When you think about it, they could start publishing child porn too. It really does not matter what particular type of business they run as long as they throw some bucks into good causes.

The money is what is important, not the impact upon the community.

/sarc

A 23 story hotel? You gotta be kidding me. Stinkin' Lincoln is suddenly some big tourist attraction? LOL

Congratulations to the UAI tribe! This revenue generator is just one more piece to help take care of their people today and create a legacy for future generations to come. I'm sure the hotel will be beautiful and a great addition to the HWY 65/Lincoln area.

Remember the movie "The Godfather"?

Not all philanthropists are good people, and not all worthy causes are so worthy that they justify the means used to achieve them.

Gambling is a waste of lives and resources. To give some people the right to operate casinos, based upon the wrongs that were done to their ancestors, is wrong. To make the argument that good things are done with the money obtained in such an immoral way, is also wrong.
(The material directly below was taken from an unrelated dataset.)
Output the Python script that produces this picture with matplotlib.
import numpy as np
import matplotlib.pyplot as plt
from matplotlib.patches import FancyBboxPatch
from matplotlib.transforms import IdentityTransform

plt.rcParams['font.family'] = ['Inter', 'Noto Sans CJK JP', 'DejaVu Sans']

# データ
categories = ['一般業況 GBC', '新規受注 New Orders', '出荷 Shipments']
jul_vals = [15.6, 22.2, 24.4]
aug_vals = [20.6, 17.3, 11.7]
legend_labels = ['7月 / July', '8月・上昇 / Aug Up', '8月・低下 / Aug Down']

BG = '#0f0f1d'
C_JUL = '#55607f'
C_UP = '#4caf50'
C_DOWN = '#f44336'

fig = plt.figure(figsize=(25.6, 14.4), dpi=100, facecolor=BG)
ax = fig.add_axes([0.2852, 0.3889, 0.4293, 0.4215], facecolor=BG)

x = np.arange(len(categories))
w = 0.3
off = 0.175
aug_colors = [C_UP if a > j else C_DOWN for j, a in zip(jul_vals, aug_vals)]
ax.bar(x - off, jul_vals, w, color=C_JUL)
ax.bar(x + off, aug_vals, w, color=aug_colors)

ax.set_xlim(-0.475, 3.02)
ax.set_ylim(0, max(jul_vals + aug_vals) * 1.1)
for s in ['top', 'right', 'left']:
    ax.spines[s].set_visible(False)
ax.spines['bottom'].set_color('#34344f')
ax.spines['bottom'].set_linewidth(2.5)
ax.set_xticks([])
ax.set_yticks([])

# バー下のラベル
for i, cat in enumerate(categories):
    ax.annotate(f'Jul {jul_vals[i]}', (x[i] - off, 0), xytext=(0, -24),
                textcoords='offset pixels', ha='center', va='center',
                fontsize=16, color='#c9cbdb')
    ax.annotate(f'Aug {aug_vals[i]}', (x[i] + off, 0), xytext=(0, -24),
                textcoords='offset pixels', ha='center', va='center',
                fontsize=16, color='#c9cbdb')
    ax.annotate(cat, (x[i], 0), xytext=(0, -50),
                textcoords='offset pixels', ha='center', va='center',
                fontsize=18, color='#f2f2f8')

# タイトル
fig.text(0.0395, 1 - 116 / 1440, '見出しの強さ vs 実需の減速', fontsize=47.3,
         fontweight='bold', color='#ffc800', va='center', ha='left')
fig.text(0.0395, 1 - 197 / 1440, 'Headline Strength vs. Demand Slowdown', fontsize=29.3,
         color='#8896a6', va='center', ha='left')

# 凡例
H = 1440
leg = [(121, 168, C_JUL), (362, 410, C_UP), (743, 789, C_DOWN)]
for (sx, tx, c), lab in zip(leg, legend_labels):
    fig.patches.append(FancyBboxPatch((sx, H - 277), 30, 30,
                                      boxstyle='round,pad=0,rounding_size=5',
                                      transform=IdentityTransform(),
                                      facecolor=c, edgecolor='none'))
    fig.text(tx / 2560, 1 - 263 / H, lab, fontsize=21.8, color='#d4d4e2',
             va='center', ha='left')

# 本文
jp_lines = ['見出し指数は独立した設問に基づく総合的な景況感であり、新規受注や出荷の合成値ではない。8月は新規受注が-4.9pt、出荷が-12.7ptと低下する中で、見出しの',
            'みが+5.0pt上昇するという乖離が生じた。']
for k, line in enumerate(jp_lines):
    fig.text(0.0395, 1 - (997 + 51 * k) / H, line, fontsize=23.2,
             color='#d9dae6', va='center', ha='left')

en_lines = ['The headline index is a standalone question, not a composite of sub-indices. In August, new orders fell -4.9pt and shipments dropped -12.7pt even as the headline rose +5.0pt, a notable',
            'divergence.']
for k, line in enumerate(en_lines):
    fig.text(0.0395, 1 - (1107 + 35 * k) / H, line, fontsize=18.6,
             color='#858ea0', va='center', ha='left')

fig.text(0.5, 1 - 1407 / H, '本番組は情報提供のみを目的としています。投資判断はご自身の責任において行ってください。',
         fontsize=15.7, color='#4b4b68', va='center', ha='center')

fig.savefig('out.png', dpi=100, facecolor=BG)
Back when Arnold was working out the pact for this casino to operate, a hotel should have been a requirement in order for them to open their doors. They have been raking in all the gambling money & turning possible drunk drivers out on the road without a place to stay. Maybe now with the addition of a performance venue, I'll have a reason to go there.
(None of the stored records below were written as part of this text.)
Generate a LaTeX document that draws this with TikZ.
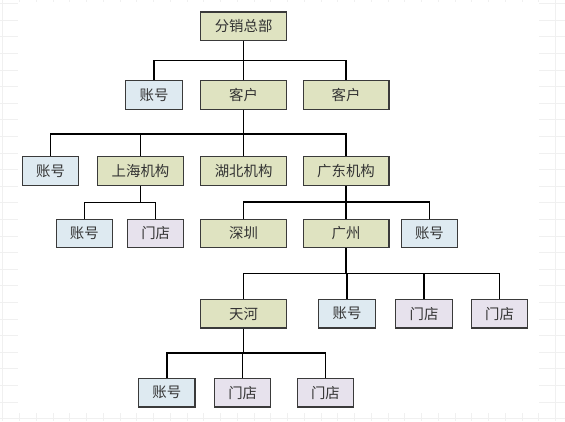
\documentclass[tikz,border=0pt]{standalone}
\usepackage{fontspec}
\usepackage{xcolor}
\usepackage{tikz}
\newfontfamily\cjk{Noto Sans CJK SC}
\definecolor{orgfill}{RGB}{223,227,193}
\definecolor{accfill}{RGB}{222,234,241}
\definecolor{shopfill}{RGB}{231,226,237}
\definecolor{boxline}{RGB}{58,58,58}
\tikzset{
  box/.style={draw=boxline, line width=1.2pt, inner sep=0pt, minimum height=28.6pt,
    font=\cjk\fontsize{14.4}{16}\selectfont, text=black!80},
  org/.style={box, fill=orgfill, minimum width=85.8pt},
  acct/.style={box, fill=accfill, minimum width=56.3pt},
  shop/.style={box, fill=shopfill, minimum width=56.3pt},
  link/.style={line width=1.4pt},
}

\begin{document}
\begin{tikzpicture}[x=1pt, y=-1pt]
  \useasboundingbox (0,0) rectangle (565,421);
  \fill[white] (0,0) rectangle (565,421);
  \foreach \i in {0,...,33} \draw[black!6] ({2.6+16.75*\i},0) -- ++(0,421);
  \foreach \j in {0,...,25} \draw[black!6] (0,{3.4+16.6*\j}) -- ++(565,0);
  \fill[white] (18,2) rectangle (538.5,413);

  \node[org] (hq) at (243.6,26.2) {分销总部};

  \node[acct] (acc1) at (154,95) {账号};
  \node[org] (cust1) at (243.6,95) {客户};
  \node[org] (cust2) at (346,95) {客户};

  \node[acct] (acc2) at (50.5,171) {账号};
  \node[org] (sh) at (140.5,171) {上海机构};
  \node[org] (hb) at (243.6,171) {湖北机构};
  \node[org] (gd) at (346,171) {广东机构};

  \node[acct] (acc3) at (84.3,233.5) {账号};
  \node[shop] (shop1) at (155.7,233.5) {门店};
  \node[org] (sz) at (243.6,233.5) {深圳};
  \node[org] (gz) at (346,233.5) {广州};
  \node[acct] (acc4) at (429.4,233.5) {账号};

  \node[org] (th) at (243.6,313.7) {天河};
  \node[acct] (acc5) at (347,313.7) {账号};
  \node[shop] (shop2) at (424,313.7) {门店};
  \node[shop] (shop3) at (499.6,313.7) {门店};

  \node[acct] (acc6) at (166.8,392.7) {账号};
  \node[shop] (shop4) at (242.7,392.7) {门店};
  \node[shop] (shop5) at (325.4,392.7) {门店};

  \foreach \c in {acc1,cust1,cust2} \draw[link] (hq.south) -- ++(0,19.6) -| (\c.north);
  \foreach \c in {acc2,sh,hb,gd} \draw[link] (cust1.south) -- ++(0,24) -| (\c.north);
  \foreach \c in {acc3,shop1} \draw[link] (sh.south) -- ++(0,16.7) -| (\c.north);
  \foreach \c in {sz,gz,acc4} \draw[link] (gd.south) -- ++(0,16) -| (\c.north);
  \foreach \c in {th,acc5,shop2,shop3} \draw[link] (gz.south) -- ++(0,25.3) -| (\c.north);
  \foreach \c in {acc6,shop4,shop5} \draw[link] (th.south) -- ++(0,24.4) -| (\c.north);
\end{tikzpicture}
\end{document}
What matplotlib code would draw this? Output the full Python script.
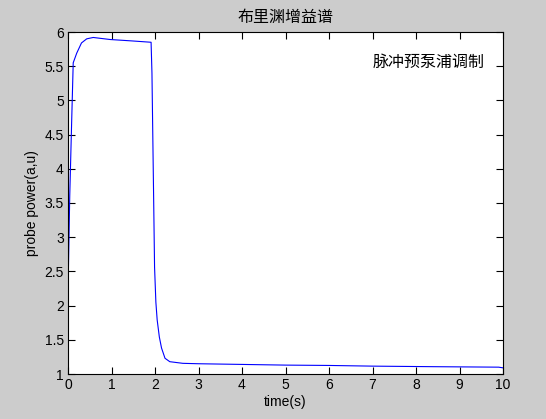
import matplotlib
matplotlib.use("Agg")
import matplotlib.pyplot as plt

plt.rcParams['font.family'] = ['Liberation Sans', 'Noto Sans CJK SC', 'DejaVu Sans']
cjk = ['Noto Sans CJK SC', 'DejaVu Sans']

# probe power
time_s = [0.0, 0.0, 0.04, 0.085, 0.12, 0.2, 0.31, 0.43, 0.58, 0.97, 1.46, 1.91,
          1.93, 1.95, 1.97, 1.99, 2.02, 2.05, 2.10, 2.15, 2.23, 2.34, 2.64,
          3.0, 4.0, 5.0, 6.0, 7.0, 8.4, 9.9, 10.0]
power = [1.76, 2.2, 3.6, 4.71, 5.55, 5.69, 5.84, 5.90, 5.92, 5.89, 5.87, 5.85,
         5.40, 4.45, 3.51, 2.56, 2.05, 1.79, 1.54, 1.38, 1.23, 1.18, 1.156,
         1.15, 1.14, 1.13, 1.125, 1.115, 1.107, 1.10, 1.09]

x_ticks = list(range(0, 11))
y_ticks = [1, 1.5, 2, 2.5, 3, 3.5, 4, 4.5, 5, 5.5, 6]
y_ticklabels = ['1', '1.5', '2', '2.5', '3', '3.5', '4', '4.5', '5', '5.5', '6']

fig = plt.figure(figsize=(5.46, 4.19), dpi=100, facecolor='#cccccc')
ax = fig.add_axes([68/546, 45/419, 435/546, 342/419])
ax.plot(time_s, power, color='blue', linewidth=0.8)

ax.set_xlim(0, 10)
ax.set_ylim(1, 6)
ax.set_xticks(x_ticks)
ax.set_yticks(y_ticks)
ax.set_yticklabels(y_ticklabels)
ax.tick_params(direction='in', top=True, right=True, length=5, width=0.8,
               labelsize=10, pad=3)
for s in ax.spines.values():
    s.set_linewidth(0.8)

ax.set_title('布里渊增益谱', family=cjk, fontsize=11.5, pad=7)
ax.set_xlabel('time(s)', fontsize=10, labelpad=2)
ax.set_ylabel('probe power(a,u)', fontsize=10, labelpad=4)
ax.text(7.0, 5.55, '脉冲预泵浦调制', family=cjk, fontsize=11.5, va='center', ha='left')

fig.savefig('out.png', dpi=100, facecolor=fig.get_facecolor())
The 200 tribe members are now getting about $800,000 each per year, just for being members of the tribe. Further expansion of the casino is clearly unnecessary, if the aim of the tribe is to provide for the welfare of its members. So what is the goal of the tribe other than to build a self-perpetuating financial empire?

The tribe's financial windfall is the result of an artificially created legal loophole that gives native Americans the exclusive right to operate casinos in the State of California. I don't have a problem with that to the point that members of the UAI receive generous educational and health benefits, and even to the extent of their making nearly $1milion each, per year just for walking to the mailbox. There comes a point, however where the societal costs of legalized gambling outweigh the needs of the tribe, and that point has now been reached.

Well, I think the local tribe has had the last laugh. In high school, they were truant, hard drinking and quick to fight. Now, they are pillars of the community. Or at least their bank accounts make them seem so.